(Code that draws figures)
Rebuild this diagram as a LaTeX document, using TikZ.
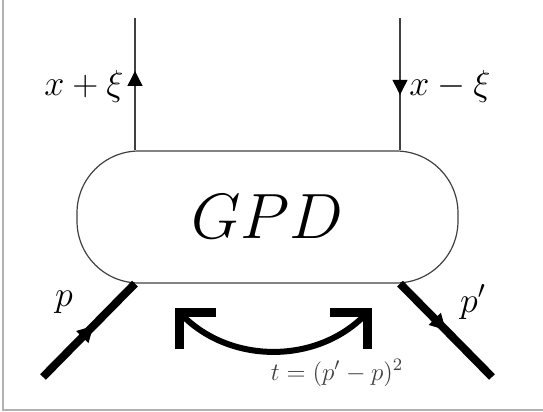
\RequirePackage{fix-cm}
\documentclass[tikz,border=0pt]{standalone}
\usetikzlibrary{arrows.meta,decorations.markings}

\begin{document}
\begin{tikzpicture}[x=0.5pt,y=-0.5pt,every node/.style={font=\fontsize{18}{22}\selectfont},
  thin line/.style={black!75,line width=0.6pt},
  leg/.style={line width=4pt},
  blob/.style={draw=black!75,line width=0.6pt,rounded corners=31pt,minimum width=190.5pt,minimum height=66pt,inner sep=0pt},
  quark arrow/.style={postaction={decorate},decoration={markings,mark=at position #1 with {\arrow[black]{Triangle[width=7.5pt,length=7.5pt]}}}},
  proton arrow/.style={postaction={decorate},decoration={markings,mark=at position #1 with {\arrow{Triangle[width=8pt,length=8pt]}}}},
  swing/.style={line width=3pt,line join=miter,{Straight Barb[angle=90:18.5pt,line width=4.5pt]}-{Straight Barb[angle=90:18.5pt,line width=4.5pt]}}]
\useasboundingbox (0,0) rectangle (543,412);
% frame of the screenshot
\draw[black!30,line width=0.8pt] (3,0) -- (3,410) -- (543,410);
% the blob
\node[blob] (gpd) at (267.5,217) {\fontsize{32}{38}\selectfont$GPD$};
% quark lines
\coordinate (qin) at (135,18);
\coordinate (qout) at (400,18);
\draw[thin line,quark arrow=0.6] (qin |- gpd.north) -- (qin);
\draw[thin line,quark arrow=0.58] (qout) -- (qout |- gpd.north);
\node (xin) at (84,87) {$x+\xi$};
\node (xout) at (450,87) {$x-\xi$};
% proton lines
\coordinate (pin) at (43,377);
\coordinate (pout) at (492,377);
\draw[leg,proton arrow=0.55] (pin) -- (qin |- gpd.south);
\draw[leg,proton arrow=0.5] (qout |- gpd.south) -- (pout);
\node (p) at (64,302) {$p$};
\node (pp) at (473,302) {$p'$};
% momentum transfer
\coordinate (tl) at (175,308);
\coordinate (tr) at (372,308);
\draw[swing] (tl) .. controls +(56,56) and +(-56,56) .. (tr);
\node[font=\fontsize{12.5}{15}\selectfont,text=black!75] (t) at (337,373) {$t=(p'-p)^2$};
\end{tikzpicture}
\end{document}
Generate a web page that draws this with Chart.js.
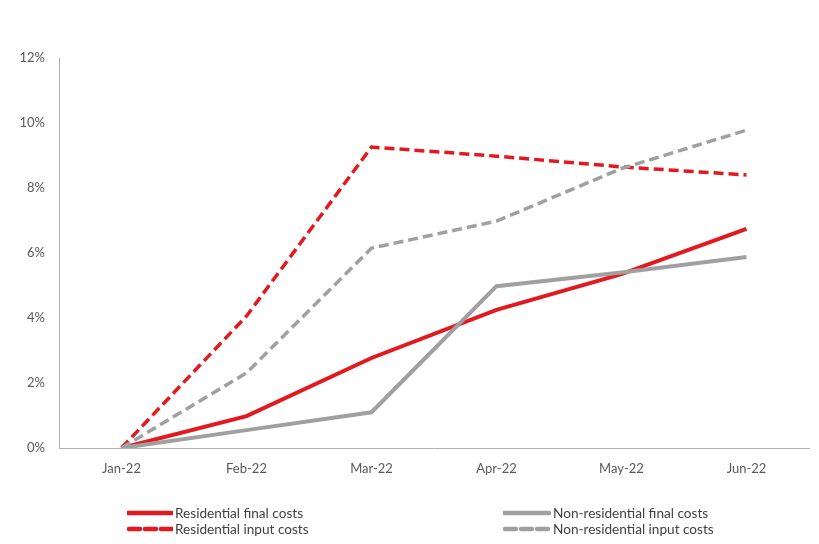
<!DOCTYPE html>
<html>
<head>
<meta charset="utf-8">
<script src="https://cdn.jsdelivr.net/npm/chart.js@4"></script>
<style>
html,body{margin:0;padding:0;background:#fff;}
#wrap{position:relative;width:819px;height:544px;}
canvas{position:absolute;left:0;top:0;}
.leg{position:absolute;font-family:Lato,"Open Sans",sans-serif;font-size:13.6px;color:#404040;display:flex;align-items:center;white-space:nowrap;height:16px;}
.leg svg{margin-right:2px;}
</style>
</head>
<body>
<div id="wrap">
<canvas id="c" width="819" height="544"></canvas>
<div class="leg" style="left:127px;top:505px;"><svg width="46" height="8"><line x1="1" y1="4" x2="45" y2="4" stroke="#e2191e" stroke-width="4.5" stroke-linecap="round"/></svg>Residential final costs</div>
<div class="leg" style="left:127px;top:521px;"><svg width="46" height="8"><line x1="2" y1="4" x2="45" y2="4" stroke="#e2191e" stroke-width="4.5" stroke-dasharray="11,5" stroke-linecap="round"/></svg>Residential input costs</div>
<div class="leg" style="left:503px;top:505px;"><svg width="48" height="8"><line x1="1" y1="4" x2="46" y2="4" stroke="#a0a0a0" stroke-width="4.5" stroke-linecap="round"/></svg>Non-residential final costs</div>
<div class="leg" style="left:503px;top:521px;"><svg width="48" height="8"><line x1="2" y1="4" x2="46" y2="4" stroke="#a0a0a0" stroke-width="4.5" stroke-dasharray="11,5" stroke-linecap="round"/></svg>Non-residential input costs</div>
</div>
<script>
const categories = ["Jan-22","Feb-22","Mar-22","Apr-22","May-22","Jun-22"];
const residentialFinal = [0, 0.98, 2.77, 4.25, 5.35, 6.74];
const nonResidentialFinal = [0, 0.55, 1.1, 4.98, 5.4, 5.88];
const residentialInput = [0, 4.06, 9.26, 8.98, 8.65, 8.4];
const nonResidentialInput = [0, 2.31, 6.15, 6.98, 8.6, 9.78];
const yTicks = [0, 2, 4, 6, 8, 10, 12];

const RED = "#e2191e", GRAY = "#a0a0a0";
const base = {fill:false, tension:0, pointRadius:0, pointHoverRadius:0, borderCapStyle:"butt", borderJoinStyle:"miter"};
new Chart(document.getElementById("c"), {
  type: "line",
  data: {
    labels: categories,
    datasets: [
      Object.assign({label:"Non-residential input costs", data:nonResidentialInput, borderColor:GRAY, borderWidth:3.5, borderDash:[10,5]}, base),
      Object.assign({label:"Residential input costs", data:residentialInput, borderColor:RED, borderWidth:3.5, borderDash:[10,5]}, base),
      Object.assign({label:"Non-residential final costs", data:nonResidentialFinal, borderColor:GRAY, borderWidth:4}, base),
      Object.assign({label:"Residential final costs", data:residentialFinal, borderColor:RED, borderWidth:4}, base)
    ]
  },
  options: {
    responsive: false,
    animation: false,
    layout: {padding: {top: 58, right: 10, bottom: 56, left: 0}},
    plugins: {legend: {display: false}, tooltip: {enabled: false}},
    scales: {
      x: {
        offset: true,
        grid: {display: false},
        border: {display: true, color: "#b0b0b0", width: 1},
        ticks: {color: "#595959", font: {family: "Lato", size: 13}, padding: 5, maxRotation: 0},
        afterFit: s => { s.height = 40; }
      },
      y: {
        min: 0, max: 12,
        grid: {display: false},
        border: {display: true, color: "#b0b0b0", width: 1},
        afterBuildTicks: s => { s.ticks = yTicks.map(v => ({value: v})); },
        ticks: {color: "#595959", font: {family: "Lato", size: 13}, padding: 6, callback: v => v + "%"},
        afterFit: s => { s.width = 59; }
      }
    }
  }
});
</script>
</body>
</html>
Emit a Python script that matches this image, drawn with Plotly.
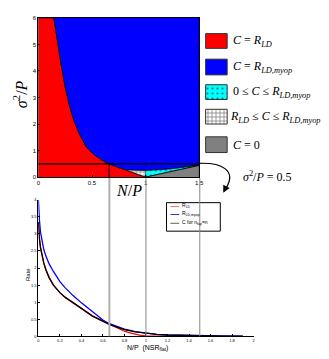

▶ Aim
Report the number of lines holding the string "script", without any other words.

▶ Exercise response
4